▸ **Task requirements**
Restate the opening lines of the material below word for word, stopping after the line that contains "Excel-style bevel bars".

▸ **Data items**
--
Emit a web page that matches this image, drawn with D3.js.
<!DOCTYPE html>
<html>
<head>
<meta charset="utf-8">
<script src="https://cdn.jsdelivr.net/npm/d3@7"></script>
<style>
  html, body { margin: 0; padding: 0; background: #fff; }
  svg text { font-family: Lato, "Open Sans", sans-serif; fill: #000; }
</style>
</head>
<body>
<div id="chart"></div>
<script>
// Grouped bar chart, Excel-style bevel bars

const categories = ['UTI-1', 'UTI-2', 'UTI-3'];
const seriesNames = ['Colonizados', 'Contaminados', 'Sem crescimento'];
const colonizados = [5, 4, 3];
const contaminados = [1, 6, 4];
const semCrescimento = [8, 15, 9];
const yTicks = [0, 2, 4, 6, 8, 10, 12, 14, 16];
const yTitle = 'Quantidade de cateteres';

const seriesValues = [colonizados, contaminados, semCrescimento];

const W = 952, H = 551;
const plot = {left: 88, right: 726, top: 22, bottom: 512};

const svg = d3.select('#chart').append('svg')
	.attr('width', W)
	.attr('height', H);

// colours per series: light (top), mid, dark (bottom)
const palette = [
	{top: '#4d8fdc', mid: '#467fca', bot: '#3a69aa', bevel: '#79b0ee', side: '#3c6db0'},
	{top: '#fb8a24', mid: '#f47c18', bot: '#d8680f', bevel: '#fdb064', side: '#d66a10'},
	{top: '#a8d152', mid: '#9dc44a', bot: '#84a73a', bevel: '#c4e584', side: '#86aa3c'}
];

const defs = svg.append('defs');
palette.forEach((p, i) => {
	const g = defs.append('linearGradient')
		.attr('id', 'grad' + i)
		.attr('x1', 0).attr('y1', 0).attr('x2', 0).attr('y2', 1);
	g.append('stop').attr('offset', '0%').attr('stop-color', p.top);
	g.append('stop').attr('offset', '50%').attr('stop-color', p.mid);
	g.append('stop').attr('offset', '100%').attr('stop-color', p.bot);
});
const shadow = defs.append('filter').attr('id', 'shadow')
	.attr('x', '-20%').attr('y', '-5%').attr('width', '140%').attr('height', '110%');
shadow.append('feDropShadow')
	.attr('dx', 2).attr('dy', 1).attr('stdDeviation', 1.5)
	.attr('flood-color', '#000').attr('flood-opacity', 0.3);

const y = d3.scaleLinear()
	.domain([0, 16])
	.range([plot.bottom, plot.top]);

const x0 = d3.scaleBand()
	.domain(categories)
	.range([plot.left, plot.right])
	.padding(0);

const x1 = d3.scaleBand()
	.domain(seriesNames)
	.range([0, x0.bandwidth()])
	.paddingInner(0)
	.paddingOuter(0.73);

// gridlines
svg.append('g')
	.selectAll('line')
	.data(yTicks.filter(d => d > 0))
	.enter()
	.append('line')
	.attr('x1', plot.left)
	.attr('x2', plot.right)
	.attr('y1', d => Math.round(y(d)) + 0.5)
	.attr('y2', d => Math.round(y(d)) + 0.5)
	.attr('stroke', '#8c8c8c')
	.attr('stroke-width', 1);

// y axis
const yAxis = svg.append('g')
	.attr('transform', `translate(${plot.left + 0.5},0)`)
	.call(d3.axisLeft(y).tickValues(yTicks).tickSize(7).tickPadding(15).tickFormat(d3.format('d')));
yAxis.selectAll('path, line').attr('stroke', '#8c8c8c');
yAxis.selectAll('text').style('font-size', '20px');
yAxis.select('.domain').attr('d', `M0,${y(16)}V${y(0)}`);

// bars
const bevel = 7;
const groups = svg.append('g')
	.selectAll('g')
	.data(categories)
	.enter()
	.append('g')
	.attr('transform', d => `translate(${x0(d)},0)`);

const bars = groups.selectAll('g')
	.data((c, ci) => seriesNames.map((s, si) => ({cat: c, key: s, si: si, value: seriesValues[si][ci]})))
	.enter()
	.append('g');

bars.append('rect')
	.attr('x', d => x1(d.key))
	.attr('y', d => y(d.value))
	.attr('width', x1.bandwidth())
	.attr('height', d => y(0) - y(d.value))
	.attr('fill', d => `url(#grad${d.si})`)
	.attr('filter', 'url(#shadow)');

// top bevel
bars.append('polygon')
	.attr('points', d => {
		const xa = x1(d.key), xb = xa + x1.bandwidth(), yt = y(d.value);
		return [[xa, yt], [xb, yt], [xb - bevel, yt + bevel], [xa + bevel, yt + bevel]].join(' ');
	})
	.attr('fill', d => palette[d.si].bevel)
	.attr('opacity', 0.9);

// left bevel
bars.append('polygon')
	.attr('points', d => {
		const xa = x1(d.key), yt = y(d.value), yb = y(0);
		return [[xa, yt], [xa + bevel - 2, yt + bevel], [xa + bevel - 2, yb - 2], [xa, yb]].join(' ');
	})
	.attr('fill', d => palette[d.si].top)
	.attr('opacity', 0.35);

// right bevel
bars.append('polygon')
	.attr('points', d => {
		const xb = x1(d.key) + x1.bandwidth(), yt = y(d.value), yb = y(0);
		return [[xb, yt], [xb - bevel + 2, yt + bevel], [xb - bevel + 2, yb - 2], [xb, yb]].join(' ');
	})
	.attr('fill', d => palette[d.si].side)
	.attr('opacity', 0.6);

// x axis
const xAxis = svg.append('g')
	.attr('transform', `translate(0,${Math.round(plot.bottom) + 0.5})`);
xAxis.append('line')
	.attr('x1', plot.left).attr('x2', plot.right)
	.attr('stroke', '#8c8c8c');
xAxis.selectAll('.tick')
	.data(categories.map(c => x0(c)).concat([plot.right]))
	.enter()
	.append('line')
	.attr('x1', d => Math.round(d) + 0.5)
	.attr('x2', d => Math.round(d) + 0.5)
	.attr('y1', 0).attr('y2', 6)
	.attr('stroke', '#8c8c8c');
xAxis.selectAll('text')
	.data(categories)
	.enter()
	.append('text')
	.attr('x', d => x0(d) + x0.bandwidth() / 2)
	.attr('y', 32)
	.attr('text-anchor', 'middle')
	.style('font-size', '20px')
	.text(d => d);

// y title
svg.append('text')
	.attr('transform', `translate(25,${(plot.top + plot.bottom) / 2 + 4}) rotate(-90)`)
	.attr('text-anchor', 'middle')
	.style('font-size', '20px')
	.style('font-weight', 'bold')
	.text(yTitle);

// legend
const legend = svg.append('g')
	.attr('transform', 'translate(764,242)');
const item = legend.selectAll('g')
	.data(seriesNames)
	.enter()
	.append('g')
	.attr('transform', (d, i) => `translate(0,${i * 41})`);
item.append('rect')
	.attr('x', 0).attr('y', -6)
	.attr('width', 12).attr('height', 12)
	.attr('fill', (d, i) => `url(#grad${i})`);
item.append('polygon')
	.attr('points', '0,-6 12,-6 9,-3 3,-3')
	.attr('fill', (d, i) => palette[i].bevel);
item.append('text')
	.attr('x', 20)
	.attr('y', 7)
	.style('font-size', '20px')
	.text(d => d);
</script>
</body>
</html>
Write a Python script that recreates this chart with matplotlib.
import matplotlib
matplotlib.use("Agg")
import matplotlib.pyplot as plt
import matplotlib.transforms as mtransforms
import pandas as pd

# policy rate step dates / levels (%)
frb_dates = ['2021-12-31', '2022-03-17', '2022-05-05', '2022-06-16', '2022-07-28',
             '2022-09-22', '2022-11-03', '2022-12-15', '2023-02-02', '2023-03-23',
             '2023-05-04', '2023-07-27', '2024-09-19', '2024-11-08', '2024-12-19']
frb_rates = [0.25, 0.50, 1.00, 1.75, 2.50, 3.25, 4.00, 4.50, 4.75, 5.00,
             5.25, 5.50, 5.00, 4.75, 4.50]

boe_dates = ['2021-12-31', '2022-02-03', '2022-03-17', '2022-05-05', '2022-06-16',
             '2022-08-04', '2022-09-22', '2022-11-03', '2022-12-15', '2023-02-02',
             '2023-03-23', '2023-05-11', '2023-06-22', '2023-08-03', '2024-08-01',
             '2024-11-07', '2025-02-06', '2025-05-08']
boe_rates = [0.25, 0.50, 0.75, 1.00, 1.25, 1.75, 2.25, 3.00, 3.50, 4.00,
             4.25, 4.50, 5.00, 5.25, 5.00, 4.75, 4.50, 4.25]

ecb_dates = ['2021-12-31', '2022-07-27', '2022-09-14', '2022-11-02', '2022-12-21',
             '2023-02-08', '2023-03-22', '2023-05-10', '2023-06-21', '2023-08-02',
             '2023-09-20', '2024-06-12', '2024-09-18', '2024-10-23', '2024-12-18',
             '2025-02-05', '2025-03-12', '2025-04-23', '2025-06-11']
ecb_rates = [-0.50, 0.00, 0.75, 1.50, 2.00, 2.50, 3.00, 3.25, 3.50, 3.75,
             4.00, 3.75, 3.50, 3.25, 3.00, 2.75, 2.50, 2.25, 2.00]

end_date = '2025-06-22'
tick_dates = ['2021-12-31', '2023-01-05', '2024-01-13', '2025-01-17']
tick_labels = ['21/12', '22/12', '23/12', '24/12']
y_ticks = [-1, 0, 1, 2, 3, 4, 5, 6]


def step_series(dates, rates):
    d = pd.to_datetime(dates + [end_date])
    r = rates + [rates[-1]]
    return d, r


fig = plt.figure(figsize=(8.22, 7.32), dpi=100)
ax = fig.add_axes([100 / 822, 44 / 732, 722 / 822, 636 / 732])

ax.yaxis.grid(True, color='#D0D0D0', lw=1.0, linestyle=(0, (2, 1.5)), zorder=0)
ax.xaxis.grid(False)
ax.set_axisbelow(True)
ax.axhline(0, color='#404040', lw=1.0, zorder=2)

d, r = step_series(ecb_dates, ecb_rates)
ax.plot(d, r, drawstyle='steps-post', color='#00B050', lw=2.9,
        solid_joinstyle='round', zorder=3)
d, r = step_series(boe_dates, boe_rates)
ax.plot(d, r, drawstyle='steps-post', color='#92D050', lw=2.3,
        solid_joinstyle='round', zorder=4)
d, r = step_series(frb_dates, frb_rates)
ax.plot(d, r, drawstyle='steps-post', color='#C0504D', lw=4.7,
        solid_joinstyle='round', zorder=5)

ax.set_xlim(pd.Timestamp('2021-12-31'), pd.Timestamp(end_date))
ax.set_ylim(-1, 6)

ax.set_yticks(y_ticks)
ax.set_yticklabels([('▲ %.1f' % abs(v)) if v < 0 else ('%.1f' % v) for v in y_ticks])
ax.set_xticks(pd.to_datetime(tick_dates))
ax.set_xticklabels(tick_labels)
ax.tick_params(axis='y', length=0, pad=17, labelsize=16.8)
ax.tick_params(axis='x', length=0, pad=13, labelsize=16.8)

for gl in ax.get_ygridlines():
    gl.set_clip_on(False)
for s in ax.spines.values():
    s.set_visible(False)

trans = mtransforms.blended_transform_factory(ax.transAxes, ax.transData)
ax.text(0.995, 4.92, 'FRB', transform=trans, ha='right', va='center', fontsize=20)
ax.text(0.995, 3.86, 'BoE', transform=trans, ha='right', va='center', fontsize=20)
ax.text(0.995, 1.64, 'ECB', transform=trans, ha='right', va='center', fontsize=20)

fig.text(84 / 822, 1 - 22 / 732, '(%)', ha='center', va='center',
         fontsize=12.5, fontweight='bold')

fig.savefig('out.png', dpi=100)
--
▸ **Task response**
Emit a web page that matches this image, drawn with D3.js.
<!DOCTYPE html>
<html>
<head>
<meta charset="utf-8">
<script src="https://cdn.jsdelivr.net/npm/d3@7"></script>
<style>
  html, body { margin: 0; padding: 0; background: #fff; }
  svg text { font-family: Lato, "Open Sans", sans-serif; fill: #000; }
</style>
</head>
<body>
<div id="chart"></div>
<script>
// Grouped bar chart, Excel-style bevel bars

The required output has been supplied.